_Information shown_.
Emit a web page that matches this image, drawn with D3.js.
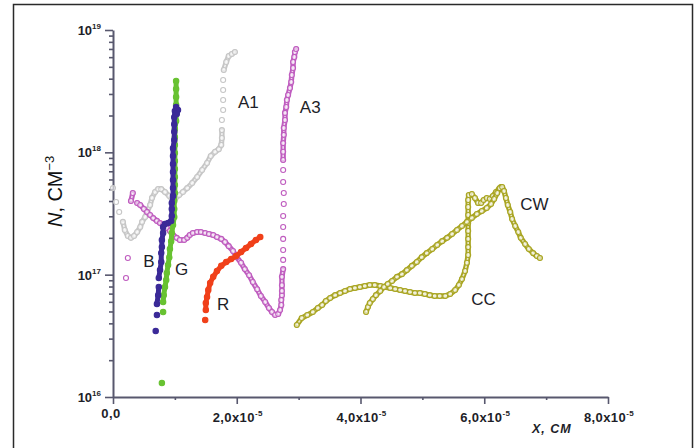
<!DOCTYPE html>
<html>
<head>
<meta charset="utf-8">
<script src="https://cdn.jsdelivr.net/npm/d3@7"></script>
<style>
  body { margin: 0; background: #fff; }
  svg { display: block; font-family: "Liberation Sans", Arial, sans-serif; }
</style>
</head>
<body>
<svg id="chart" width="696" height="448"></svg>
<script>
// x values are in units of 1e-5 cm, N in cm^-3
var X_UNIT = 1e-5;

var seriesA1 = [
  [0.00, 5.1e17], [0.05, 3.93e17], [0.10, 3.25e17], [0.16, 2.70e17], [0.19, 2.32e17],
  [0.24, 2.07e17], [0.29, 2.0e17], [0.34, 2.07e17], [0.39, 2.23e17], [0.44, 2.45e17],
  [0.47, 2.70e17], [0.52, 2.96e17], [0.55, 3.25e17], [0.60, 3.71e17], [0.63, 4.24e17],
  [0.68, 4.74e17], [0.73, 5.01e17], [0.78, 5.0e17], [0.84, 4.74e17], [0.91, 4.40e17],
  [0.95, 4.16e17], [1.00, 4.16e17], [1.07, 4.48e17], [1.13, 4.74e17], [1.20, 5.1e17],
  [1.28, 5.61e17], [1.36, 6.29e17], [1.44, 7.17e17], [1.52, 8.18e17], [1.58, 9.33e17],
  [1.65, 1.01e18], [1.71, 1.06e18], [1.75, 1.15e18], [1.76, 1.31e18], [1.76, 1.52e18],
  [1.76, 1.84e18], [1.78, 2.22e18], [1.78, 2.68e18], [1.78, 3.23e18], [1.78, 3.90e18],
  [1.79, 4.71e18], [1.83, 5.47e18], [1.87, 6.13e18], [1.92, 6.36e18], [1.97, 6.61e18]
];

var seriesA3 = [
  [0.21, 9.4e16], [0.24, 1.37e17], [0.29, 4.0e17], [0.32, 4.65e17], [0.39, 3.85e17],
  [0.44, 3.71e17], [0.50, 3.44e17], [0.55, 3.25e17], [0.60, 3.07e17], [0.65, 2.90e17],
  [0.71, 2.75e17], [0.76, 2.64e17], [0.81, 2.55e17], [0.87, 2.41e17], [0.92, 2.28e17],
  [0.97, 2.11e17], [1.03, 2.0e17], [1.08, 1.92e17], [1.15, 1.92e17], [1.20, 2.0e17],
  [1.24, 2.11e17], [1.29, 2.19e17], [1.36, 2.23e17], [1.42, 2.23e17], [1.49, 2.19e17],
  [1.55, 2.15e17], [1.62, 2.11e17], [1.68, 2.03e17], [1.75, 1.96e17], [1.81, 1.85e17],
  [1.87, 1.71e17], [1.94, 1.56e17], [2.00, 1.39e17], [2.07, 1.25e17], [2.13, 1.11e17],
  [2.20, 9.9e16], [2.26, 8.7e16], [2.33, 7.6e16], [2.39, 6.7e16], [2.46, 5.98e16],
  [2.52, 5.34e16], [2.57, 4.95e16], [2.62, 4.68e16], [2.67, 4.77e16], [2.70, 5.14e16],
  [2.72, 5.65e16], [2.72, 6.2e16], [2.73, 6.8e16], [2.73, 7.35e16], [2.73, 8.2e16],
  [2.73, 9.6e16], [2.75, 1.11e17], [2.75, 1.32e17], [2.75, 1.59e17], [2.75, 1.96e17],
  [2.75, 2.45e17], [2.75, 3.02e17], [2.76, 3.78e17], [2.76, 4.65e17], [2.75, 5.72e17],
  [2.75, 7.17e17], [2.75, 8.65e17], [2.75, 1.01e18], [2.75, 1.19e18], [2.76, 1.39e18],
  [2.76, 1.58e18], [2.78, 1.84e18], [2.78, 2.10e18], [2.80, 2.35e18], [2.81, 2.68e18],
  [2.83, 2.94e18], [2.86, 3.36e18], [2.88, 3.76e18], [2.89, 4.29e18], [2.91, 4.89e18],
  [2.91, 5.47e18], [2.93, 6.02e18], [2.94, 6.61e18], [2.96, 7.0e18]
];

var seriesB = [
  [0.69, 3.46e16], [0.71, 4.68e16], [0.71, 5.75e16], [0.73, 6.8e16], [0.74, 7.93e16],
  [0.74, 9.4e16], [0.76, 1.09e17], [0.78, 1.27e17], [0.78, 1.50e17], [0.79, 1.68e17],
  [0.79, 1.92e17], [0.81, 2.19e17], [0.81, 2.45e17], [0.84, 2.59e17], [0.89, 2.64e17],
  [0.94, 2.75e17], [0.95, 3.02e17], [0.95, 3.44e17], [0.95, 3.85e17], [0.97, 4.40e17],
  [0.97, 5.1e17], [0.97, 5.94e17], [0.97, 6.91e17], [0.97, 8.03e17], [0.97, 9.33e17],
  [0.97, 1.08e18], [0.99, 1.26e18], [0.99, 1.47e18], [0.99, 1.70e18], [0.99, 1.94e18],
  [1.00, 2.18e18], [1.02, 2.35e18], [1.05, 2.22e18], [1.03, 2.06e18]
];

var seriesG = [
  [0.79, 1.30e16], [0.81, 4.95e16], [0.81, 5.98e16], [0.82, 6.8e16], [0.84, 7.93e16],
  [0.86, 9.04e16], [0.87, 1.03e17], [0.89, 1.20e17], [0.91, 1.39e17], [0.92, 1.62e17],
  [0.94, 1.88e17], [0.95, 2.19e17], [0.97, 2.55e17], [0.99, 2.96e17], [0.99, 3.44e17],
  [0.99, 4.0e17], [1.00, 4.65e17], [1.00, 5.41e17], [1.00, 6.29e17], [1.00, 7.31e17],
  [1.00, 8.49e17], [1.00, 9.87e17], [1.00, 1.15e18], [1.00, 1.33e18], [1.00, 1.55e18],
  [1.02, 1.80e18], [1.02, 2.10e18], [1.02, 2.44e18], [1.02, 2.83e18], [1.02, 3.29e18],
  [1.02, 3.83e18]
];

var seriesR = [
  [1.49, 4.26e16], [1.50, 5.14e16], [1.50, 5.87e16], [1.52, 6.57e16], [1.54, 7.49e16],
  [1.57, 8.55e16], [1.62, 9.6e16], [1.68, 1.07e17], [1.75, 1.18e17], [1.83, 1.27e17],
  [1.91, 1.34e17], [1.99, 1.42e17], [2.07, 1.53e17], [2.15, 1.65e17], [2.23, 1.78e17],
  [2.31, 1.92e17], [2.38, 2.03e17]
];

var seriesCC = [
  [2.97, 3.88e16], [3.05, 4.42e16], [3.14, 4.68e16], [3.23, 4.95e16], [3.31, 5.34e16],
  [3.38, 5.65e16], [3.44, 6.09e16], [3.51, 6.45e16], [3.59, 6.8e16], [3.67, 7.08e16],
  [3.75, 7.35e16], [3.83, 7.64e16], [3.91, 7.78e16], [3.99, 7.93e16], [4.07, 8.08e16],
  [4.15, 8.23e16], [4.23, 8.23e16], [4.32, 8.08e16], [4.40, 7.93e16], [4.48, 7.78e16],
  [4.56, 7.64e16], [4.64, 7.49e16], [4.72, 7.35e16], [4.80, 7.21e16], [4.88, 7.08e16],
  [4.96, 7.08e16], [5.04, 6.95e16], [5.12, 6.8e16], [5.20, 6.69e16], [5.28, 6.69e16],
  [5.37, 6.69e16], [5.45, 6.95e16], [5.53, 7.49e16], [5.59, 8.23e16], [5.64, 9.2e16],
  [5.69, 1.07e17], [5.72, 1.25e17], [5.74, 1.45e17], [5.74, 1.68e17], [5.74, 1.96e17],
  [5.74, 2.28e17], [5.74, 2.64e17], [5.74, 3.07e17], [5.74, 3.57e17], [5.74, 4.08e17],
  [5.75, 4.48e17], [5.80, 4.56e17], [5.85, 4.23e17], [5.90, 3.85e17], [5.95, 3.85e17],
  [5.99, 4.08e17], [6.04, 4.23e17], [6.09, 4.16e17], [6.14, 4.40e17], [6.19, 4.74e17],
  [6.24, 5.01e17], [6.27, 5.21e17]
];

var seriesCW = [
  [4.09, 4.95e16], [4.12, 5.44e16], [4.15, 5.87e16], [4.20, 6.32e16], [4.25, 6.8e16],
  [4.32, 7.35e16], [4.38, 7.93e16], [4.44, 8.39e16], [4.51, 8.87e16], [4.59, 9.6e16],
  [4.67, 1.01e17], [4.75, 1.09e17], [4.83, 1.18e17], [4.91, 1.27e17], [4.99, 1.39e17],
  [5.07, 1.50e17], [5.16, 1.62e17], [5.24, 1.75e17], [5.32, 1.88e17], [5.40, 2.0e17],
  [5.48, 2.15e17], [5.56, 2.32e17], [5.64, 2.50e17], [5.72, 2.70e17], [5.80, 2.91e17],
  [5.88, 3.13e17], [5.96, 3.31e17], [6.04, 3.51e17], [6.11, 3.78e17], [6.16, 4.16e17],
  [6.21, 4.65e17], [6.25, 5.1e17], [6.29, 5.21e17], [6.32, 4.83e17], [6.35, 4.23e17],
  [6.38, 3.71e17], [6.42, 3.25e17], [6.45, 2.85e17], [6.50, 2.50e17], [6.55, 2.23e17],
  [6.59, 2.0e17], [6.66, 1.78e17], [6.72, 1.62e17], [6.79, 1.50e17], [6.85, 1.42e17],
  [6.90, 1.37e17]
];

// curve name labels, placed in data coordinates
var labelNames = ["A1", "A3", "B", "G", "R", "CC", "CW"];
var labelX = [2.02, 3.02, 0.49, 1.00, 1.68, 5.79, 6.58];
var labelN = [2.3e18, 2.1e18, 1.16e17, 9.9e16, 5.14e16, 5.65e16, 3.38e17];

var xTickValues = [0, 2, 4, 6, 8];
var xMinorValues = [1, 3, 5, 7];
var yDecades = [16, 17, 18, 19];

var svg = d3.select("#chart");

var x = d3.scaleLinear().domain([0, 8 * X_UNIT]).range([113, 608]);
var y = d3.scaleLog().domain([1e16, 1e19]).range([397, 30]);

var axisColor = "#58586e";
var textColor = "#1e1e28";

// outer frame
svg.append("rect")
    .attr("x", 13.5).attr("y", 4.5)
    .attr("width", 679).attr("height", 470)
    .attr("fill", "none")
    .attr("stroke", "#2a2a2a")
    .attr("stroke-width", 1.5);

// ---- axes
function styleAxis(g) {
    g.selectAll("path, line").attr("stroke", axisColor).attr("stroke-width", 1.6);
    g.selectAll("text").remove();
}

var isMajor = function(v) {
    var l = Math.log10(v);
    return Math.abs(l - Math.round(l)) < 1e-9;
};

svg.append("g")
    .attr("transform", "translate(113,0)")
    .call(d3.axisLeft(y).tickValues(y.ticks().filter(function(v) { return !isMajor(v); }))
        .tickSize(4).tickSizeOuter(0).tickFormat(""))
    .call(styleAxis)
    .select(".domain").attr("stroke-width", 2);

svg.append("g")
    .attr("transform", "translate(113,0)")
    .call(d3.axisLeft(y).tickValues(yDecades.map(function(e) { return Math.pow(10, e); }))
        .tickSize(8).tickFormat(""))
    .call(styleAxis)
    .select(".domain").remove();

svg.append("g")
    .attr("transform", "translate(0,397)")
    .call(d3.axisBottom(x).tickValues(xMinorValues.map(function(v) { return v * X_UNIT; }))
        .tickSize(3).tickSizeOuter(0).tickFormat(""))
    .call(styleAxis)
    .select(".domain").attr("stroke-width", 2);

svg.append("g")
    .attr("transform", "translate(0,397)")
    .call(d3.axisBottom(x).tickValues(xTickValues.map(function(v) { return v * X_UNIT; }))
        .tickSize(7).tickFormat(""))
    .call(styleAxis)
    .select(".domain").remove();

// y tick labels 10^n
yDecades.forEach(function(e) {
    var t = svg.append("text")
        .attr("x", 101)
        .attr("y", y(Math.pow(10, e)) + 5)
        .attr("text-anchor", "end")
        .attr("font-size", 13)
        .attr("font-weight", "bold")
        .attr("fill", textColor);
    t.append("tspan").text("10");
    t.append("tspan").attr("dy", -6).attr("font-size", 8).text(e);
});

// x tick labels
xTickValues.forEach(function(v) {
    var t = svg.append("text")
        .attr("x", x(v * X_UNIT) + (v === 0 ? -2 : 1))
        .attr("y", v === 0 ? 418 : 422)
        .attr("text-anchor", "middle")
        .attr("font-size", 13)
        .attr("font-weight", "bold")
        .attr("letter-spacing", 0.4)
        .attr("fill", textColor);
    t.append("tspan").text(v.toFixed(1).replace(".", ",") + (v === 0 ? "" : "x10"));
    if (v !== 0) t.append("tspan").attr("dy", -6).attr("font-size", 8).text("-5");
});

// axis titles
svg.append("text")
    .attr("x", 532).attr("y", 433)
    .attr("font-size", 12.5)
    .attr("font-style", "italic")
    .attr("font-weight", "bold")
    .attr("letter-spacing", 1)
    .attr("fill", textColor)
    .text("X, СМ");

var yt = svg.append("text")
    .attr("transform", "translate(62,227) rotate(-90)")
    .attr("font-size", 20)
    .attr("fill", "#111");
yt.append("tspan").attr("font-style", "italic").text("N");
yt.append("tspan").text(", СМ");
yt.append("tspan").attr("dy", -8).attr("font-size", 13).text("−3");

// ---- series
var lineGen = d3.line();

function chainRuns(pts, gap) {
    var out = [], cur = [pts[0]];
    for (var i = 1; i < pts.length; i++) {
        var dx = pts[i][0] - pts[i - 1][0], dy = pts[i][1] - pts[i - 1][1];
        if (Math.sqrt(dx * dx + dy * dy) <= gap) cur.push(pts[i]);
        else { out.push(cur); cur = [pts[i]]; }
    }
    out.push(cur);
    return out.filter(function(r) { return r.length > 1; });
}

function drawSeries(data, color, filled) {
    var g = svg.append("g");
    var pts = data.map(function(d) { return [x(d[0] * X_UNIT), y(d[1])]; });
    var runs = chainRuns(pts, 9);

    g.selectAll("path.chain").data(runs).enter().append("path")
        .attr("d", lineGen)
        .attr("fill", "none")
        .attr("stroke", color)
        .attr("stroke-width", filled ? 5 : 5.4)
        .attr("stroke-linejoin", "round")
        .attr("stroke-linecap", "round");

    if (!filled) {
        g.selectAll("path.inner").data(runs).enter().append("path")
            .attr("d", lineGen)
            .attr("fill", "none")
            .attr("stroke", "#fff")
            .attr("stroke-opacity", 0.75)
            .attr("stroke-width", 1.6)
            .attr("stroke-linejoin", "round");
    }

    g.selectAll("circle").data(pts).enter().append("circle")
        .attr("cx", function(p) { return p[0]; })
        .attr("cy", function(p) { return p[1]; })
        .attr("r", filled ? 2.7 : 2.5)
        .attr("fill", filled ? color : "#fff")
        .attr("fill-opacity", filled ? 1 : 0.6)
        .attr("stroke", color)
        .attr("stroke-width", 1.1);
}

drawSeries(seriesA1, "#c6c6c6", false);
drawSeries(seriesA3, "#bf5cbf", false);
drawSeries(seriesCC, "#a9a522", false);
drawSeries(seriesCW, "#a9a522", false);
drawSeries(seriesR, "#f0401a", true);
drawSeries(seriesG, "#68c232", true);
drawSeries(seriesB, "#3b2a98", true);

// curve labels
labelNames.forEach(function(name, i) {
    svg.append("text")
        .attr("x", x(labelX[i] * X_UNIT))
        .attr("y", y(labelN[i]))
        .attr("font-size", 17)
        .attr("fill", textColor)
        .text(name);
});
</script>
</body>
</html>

---

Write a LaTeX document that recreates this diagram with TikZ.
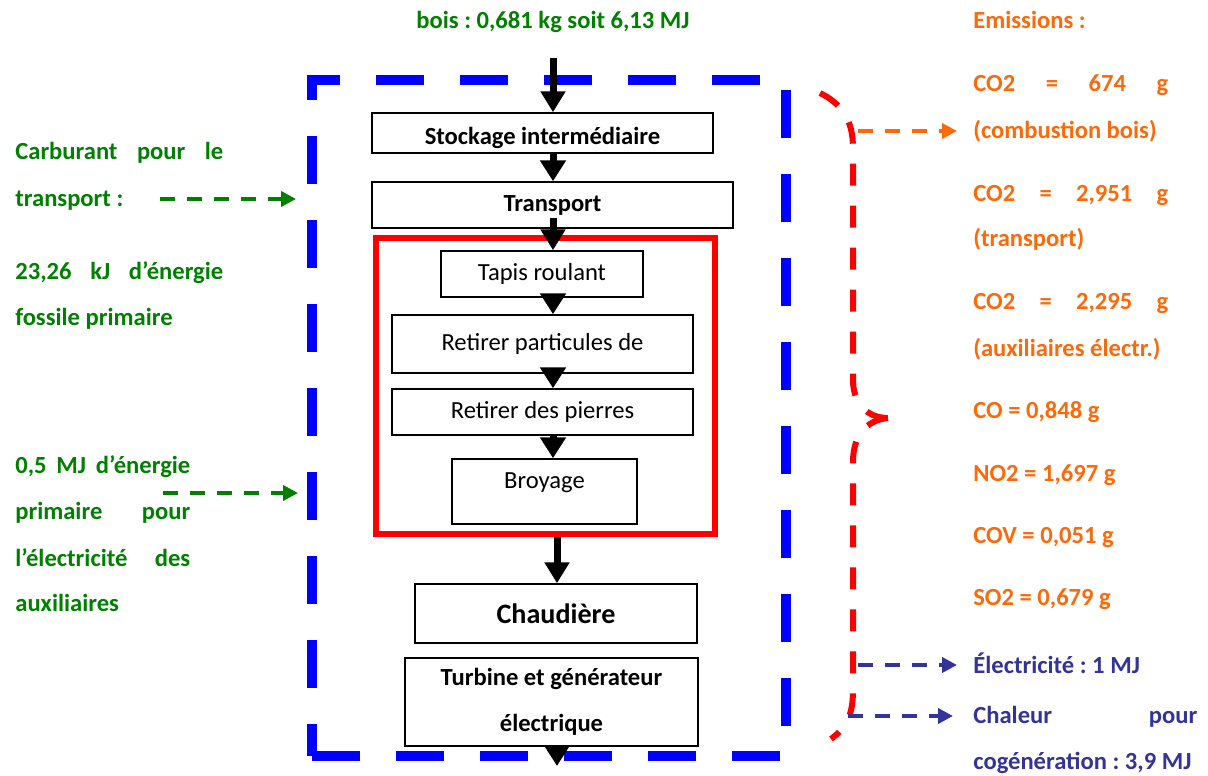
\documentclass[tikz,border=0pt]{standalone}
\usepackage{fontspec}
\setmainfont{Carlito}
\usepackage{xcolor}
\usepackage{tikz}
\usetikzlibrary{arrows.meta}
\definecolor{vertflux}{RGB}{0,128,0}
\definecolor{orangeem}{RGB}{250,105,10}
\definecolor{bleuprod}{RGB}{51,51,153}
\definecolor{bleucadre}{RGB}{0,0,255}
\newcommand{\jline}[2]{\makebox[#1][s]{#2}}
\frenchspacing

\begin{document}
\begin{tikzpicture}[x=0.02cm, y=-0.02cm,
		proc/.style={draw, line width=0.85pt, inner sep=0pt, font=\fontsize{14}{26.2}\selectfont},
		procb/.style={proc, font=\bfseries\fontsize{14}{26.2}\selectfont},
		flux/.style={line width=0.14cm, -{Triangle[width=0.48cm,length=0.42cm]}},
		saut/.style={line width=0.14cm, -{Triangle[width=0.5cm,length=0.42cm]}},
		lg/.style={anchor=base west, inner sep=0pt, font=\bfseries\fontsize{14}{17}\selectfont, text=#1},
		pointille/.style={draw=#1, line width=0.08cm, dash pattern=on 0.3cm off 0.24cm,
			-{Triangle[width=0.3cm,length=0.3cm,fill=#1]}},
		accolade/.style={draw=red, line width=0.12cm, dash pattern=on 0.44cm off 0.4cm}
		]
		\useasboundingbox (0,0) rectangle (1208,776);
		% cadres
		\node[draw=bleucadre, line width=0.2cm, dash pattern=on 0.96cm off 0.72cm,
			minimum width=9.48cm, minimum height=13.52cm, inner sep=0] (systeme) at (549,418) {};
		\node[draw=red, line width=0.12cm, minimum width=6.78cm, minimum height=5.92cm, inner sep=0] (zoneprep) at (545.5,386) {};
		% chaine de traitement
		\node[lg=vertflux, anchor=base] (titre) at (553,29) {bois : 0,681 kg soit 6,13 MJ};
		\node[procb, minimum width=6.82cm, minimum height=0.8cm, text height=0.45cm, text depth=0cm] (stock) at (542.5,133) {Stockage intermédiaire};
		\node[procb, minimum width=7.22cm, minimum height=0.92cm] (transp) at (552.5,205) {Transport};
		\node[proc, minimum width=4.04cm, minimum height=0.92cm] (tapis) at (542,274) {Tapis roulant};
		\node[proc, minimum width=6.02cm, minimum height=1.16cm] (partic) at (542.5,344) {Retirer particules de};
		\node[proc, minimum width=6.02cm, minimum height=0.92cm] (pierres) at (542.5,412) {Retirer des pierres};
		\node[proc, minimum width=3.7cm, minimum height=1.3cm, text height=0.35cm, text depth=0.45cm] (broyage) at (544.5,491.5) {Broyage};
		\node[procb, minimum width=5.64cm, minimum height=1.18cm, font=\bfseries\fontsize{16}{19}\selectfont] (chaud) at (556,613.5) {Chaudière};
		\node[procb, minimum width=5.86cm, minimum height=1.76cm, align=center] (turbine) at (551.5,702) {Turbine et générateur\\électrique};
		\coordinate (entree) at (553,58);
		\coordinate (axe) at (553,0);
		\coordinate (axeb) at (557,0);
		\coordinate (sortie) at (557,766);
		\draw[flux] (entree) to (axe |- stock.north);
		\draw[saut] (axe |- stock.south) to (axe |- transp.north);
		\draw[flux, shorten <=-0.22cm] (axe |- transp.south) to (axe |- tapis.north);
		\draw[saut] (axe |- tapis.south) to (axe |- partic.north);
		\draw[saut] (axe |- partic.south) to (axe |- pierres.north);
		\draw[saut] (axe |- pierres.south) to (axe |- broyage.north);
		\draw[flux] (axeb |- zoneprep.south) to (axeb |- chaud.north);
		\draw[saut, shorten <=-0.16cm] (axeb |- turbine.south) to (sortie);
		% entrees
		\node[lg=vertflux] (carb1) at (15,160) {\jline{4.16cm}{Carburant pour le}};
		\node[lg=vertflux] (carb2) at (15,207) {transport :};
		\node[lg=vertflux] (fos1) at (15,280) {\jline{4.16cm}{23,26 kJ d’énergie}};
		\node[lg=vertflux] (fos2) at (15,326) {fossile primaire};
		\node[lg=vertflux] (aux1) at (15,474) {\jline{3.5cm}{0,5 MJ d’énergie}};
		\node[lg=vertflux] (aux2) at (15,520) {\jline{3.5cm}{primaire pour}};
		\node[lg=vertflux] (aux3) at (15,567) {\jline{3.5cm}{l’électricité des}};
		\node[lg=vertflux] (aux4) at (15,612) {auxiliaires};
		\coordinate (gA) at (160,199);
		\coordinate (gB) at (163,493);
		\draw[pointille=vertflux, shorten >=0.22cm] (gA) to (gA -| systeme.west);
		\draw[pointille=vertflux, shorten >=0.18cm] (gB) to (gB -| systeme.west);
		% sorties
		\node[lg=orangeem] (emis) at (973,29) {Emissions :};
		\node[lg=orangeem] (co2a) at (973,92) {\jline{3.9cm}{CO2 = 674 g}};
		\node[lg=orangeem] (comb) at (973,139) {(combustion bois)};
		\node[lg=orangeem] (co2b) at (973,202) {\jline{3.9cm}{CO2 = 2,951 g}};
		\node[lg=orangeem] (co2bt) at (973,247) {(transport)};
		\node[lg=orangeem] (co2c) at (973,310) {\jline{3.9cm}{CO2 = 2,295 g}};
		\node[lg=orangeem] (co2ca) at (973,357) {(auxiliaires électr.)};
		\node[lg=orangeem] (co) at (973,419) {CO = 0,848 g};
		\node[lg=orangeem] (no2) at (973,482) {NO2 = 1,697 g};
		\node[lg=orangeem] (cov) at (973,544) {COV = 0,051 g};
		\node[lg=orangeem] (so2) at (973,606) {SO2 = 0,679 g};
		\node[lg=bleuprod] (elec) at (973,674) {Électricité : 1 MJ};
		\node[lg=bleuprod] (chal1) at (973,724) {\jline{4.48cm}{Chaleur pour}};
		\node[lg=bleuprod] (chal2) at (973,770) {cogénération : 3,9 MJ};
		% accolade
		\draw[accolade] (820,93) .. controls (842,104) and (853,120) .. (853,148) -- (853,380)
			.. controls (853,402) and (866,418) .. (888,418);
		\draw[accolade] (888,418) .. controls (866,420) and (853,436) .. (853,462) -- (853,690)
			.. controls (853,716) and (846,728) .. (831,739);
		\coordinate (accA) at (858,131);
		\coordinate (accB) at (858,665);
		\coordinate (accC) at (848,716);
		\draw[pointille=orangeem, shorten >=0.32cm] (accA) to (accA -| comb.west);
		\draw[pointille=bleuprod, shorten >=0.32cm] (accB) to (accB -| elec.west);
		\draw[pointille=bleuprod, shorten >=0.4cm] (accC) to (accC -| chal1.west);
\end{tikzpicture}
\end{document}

_Description of the task_. Of the lines above, how many hold the string "that"? Answer with only the number.

_Written response_. 2